I got to know the trick well from the world of business. Every so often a brand-new methodology of super-management was unveiled which, it was claimed, was going to solve every existing problem. Now it was “error validation theory,” then it was “critical path analysis,” next it might be “zero-sum evaluation method,” and after that “transformation ethics management.” There were a hundred others, all enjoying their day in the sun, each elaborated in a dozen text books by the academic tribe. The coming of computers, of course, spawned any number of miracle systems to manage better and produce more.
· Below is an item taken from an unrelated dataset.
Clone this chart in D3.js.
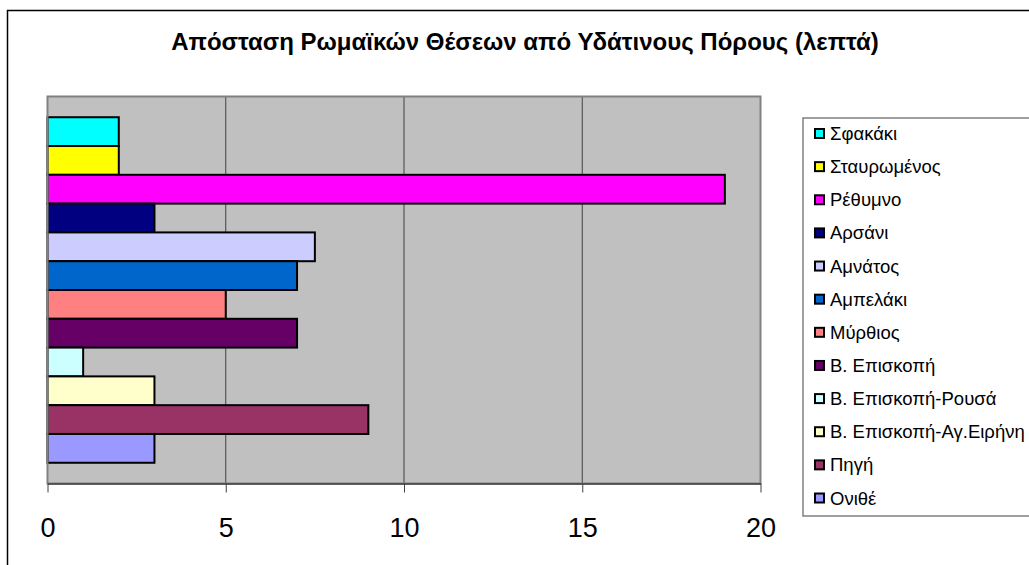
<!DOCTYPE html>
<html><head><meta charset="utf-8">
<script src="https://cdn.jsdelivr.net/npm/d3@7"></script>
<style>body{margin:0;background:#fff}svg{display:block}text{font-family:"Liberation Sans",Arial,sans-serif}</style>
</head><body>
<svg id="c" width="1029" height="565"></svg>
<script>
const title = "Απόσταση Ρωμαϊκών Θέσεων από Υδάτινους Πόρους (λεπτά)";
const categories = ["Σφακάκι","Σταυρωμένος","Ρέθυμνο","Αρσάνι","Αμνάτος","Αμπελάκι","Μύρθιος","Β. Επισκοπή","Β. Επισκοπή-Ρουσά","Β. Επισκοπή-Αγ.Ειρήνη","Πηγή","Ονιθέ"];
const values = [2,2,19,3,7.5,7,5,7,1,3,9,3];
const colors = ["#00FFFF","#FFFF00","#FF00FF","#000080","#CCCCFF","#0066CC","#FF8080","#660066","#CCFFFF","#FFFFCC","#993366","#9999FF"];
const xTicks = [0,5,10,15,20];

const svg = d3.select("#c");
// chart area frame
svg.append("rect").attr("x",7.5).attr("y",10.5).attr("width",1100).attr("height",600)
  .attr("fill","#fff").attr("stroke","#000").attr("stroke-width",1.5);

const L=47.5,R=760.5,T=96.5,B=483.5;
const x = d3.scaleLinear().domain([0,20]).range([L,R]);
const y = d3.scaleBand().domain(categories).range([T,B]).paddingInner(0).paddingOuter(0.72);

svg.append("rect").attr("x",L).attr("y",T).attr("width",R-L).attr("height",B-T).attr("fill","#C0C0C0");

// gridlines
svg.append("g").selectAll("line").data(xTicks.filter(d=>d>0&&d<20)).join("line")
  .attr("x1",d=>x(d)).attr("x2",d=>x(d)).attr("y1",T).attr("y2",B)
  .attr("stroke","#404040").attr("stroke-width",1);

// bars
svg.append("g").selectAll("rect").data(categories).join("rect")
  .attr("x",x(0)).attr("y",d=>y(d)).attr("width",(d,i)=>x(values[i])-x(0)).attr("height",y.bandwidth())
  .attr("fill",(d,i)=>colors[i]).attr("stroke","#000").attr("stroke-width",2);

// plot border
svg.append("rect").attr("x",L).attr("y",T).attr("width",R-L).attr("height",B-T)
  .attr("fill","none").attr("stroke","#808080").attr("stroke-width",2);

// x axis
const ax = svg.append("g").attr("transform",`translate(0,${B})`)
  .call(d3.axisBottom(x).tickValues(xTicks).tickSize(9).tickPadding(25).tickSizeOuter(0));
ax.select(".domain").attr("stroke","#404040").attr("stroke-width",1.5);
ax.selectAll(".tick line").attr("stroke","#404040");
ax.selectAll(".tick text").attr("font-size",27).attr("fill","#000")
  .attr("font-family","'Liberation Sans',Arial,sans-serif");

// title
svg.append("text").attr("x",525).attr("y",50).attr("text-anchor","middle")
  .attr("font-size",24).attr("font-weight","bold").text(title);

// legend
svg.append("rect").attr("x",803).attr("y",118).attr("width",300).attr("height",398)
  .attr("fill","#fff").attr("stroke","#808080").attr("stroke-width",1.5);
const ly = d3.scaleLinear().domain([0,categories.length-1]).range([133.5,498]);
const lg = svg.append("g").selectAll("g").data(categories).join("g")
  .attr("transform",(d,i)=>`translate(0,${ly(i)})`);
lg.append("rect").attr("x",815).attr("y",-4.5).attr("width",9).attr("height",9)
  .attr("fill",(d,i)=>colors[i]).attr("stroke","#000").attr("stroke-width",2);
lg.append("text").attr("x",830).attr("y",6.5).attr("font-size",18.5).text(d=>d);
</script>
</body></html>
Such management tools can be useful in their own specialised way. However, what too often happens is that their value is magnified out of all proportion to their true worth. Other means of management then fall into instant disfavour and are discarded out of hand. What is worse is that sophisticated new methodologies tend to replace even pure common sense which remains down through the years by far the best tool of all in managing men, materials, and money.
The same course holds true in the public sector. Here, as Gaius Petronius warned all those centuries ago, re-organisation is too often used as the easy way in tackling problems. Mostly what happens, is that you simply re-organise the problem in an even more complicated way and confuse people in all sorts of new and contradictory ways at regular intervals.
Consider the constant battle between the centralisers and the decentralisers each determined to organise things in their own way. The decentralisers want to get more decision-making down to the grass-roots and give the people in charge on the spot more room to act, so instructions to this effect are issued. But the centralisers in their turn perceive a danger in letting people do too much of their own thing, so guidelines and norms from the centre are promulgated which stifle initiative. One set of instructions cancels out the other, contradiction reigns supreme, confusion wins the day.
The truth is that catchphrase administration is never very successful, in business or in government. Everyone gets used to dropping everything to follow whatever is the fashionable new system. Priorities change suddenly and jobs half-done are abandoned in sudden pursuit of new directives. The bath water is changed and changed again before the poor baby has even once been soaped. New initiatives throw old enthusiasms onto the scrap-heap. And, as background to all this, it is naturally the poet’s words we hear, T.S. Eliot this time,
“And the end of all our exploring will be to
arrive where we started
And know the place for the first time.”
And in that place there will be found what was always there – beyond all the slogans and systems: the only enduring ingredients of success – hard work, common sense, prompt attention to the business in hand, a basic goodwill, integrity and tenacity of purpose.